Learning, I am part of the Regional Education Learning Initiative for Africa (RELI) that brings together a number of Education nonprofits supported by Wellspring Philanthropies in East Africa and beyond. These organisations periodically interact to align their goals, benchmark on accessible resources, networks and research, attend each others’ training events and much more . Other organisations like Spark Microgrants are adopting a community of practice culture intended to give platform for organisations with related goals to support each other , they reflect on practices, learn and strategize together to maximise impact.

If you come to think of it, collaboration provides a firm base for advocacy and policy influence. In Africa Governments and policy makers listen to numbers, data based evidence and availability of resources. Often times these requirements can only be met or mobilised if people collaborate for the same agenda.

Grantees also have loads of researched data collected through baselines, midlines and end line surveys. This data may actually be shelved for years yet other organisations are still going to the same areas and beneficiaries to ask the same questions. Only true collaboration can help save these resources, save beneficiaries the frustration and allow grantees to share the readily available data. The current gap in data sharing is so huge that it hurts developmental processes and hinders policy development as advocacy is thus limited.

Collaboration is key to leveraging opportunities. In this world where most donors reject unsolicited proposals, who is going to be your reference if your organisation works in isolation. Start thinking of the many calls for joint proposals today and strategize now.

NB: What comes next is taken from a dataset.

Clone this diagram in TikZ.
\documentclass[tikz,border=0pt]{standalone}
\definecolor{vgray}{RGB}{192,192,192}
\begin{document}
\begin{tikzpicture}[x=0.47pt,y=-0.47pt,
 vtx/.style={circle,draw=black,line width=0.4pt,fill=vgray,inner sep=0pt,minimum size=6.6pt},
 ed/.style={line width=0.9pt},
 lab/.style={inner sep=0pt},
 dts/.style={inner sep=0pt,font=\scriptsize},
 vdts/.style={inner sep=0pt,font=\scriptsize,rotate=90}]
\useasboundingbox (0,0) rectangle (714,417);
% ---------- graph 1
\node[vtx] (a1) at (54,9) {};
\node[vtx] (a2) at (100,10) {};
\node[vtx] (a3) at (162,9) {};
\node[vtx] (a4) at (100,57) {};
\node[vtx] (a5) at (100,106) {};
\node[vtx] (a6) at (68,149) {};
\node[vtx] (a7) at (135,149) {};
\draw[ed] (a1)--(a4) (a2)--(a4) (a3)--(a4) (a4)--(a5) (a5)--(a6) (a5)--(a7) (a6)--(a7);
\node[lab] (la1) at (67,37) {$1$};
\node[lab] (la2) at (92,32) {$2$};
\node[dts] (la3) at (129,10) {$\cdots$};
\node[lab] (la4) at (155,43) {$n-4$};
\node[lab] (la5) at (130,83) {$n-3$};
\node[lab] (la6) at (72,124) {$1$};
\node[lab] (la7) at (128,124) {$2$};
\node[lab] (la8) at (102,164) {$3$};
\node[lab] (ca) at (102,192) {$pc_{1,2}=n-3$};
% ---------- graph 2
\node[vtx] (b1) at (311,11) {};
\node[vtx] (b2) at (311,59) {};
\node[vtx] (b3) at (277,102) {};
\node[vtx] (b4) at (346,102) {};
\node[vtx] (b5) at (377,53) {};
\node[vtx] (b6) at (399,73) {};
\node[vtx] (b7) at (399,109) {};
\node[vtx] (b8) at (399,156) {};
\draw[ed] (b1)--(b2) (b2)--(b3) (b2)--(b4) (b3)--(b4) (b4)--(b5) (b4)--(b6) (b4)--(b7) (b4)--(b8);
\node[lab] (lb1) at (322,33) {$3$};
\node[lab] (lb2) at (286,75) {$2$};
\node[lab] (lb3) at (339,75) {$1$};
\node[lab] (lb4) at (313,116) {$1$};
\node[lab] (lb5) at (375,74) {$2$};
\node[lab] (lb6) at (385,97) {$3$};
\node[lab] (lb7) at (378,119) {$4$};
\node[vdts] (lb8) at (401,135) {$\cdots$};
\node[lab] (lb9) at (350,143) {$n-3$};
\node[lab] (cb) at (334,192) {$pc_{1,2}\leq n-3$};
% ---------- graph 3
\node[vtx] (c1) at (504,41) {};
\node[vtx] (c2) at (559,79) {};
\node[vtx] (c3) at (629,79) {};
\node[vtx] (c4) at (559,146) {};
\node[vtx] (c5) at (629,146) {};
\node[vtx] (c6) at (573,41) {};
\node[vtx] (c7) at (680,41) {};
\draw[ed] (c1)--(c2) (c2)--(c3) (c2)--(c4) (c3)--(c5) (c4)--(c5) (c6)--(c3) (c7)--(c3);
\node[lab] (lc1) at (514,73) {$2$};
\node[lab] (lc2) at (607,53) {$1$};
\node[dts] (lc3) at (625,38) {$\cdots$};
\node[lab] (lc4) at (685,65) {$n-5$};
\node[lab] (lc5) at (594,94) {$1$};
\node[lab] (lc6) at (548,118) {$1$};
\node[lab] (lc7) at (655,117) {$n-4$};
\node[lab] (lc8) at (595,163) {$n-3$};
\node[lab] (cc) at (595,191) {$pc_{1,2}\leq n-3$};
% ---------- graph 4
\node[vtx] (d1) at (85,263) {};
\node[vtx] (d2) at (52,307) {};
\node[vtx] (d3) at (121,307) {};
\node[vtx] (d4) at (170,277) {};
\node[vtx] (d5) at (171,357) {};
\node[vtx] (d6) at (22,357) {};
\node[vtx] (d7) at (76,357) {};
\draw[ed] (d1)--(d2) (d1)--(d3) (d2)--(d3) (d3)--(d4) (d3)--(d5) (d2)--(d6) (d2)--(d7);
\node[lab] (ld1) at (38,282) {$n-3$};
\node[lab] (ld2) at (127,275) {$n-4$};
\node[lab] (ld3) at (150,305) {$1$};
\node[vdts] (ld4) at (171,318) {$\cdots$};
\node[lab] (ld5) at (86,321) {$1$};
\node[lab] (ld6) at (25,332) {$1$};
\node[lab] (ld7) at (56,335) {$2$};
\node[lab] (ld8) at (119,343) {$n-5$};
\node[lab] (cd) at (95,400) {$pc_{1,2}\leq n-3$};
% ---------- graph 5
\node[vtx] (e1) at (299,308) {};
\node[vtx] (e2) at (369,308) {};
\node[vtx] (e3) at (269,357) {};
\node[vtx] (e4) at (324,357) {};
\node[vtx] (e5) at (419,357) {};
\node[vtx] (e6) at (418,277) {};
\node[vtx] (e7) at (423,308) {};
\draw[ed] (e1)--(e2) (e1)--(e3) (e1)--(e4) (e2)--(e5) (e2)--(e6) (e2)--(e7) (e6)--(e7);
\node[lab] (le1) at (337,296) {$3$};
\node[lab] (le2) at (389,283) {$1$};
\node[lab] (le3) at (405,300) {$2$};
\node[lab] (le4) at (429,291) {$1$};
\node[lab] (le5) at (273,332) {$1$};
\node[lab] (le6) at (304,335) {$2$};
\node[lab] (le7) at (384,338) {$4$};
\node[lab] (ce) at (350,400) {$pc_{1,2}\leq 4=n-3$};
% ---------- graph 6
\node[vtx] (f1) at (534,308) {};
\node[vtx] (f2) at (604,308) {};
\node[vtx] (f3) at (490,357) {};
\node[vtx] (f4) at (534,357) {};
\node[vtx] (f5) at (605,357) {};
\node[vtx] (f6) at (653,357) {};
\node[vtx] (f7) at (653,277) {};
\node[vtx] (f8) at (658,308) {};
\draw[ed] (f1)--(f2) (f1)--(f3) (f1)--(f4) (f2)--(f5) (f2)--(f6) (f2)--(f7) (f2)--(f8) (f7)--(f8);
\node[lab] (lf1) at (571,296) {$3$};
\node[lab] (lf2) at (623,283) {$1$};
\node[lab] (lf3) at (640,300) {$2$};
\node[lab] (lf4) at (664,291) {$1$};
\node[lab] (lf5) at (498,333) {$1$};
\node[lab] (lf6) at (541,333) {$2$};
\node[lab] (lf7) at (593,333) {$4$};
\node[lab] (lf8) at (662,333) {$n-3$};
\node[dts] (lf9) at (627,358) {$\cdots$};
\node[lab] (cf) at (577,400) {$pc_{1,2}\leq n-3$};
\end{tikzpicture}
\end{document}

It allows for streamlining service delivery and guided scale if organisations complement and supplement each other versus rampant duplication of interventions which brings a whole lot of confusion to beneficiaries . For example clash of programs may result into children missing school because the health project needs them for immunisation, followed by another government ran health project which may require the same children or their teachers out of school hence hindering their learning.

NOTE: Grant makers are happy to find you collaborating with other organisations rather than them leading you into a forced marriage which seems to be the trend lately. If you are truly for positive change, there will be no need for you to compete over resources, staff ,data, visibility. and a lot more. The world has enough challenges everywhere for everyone to solve.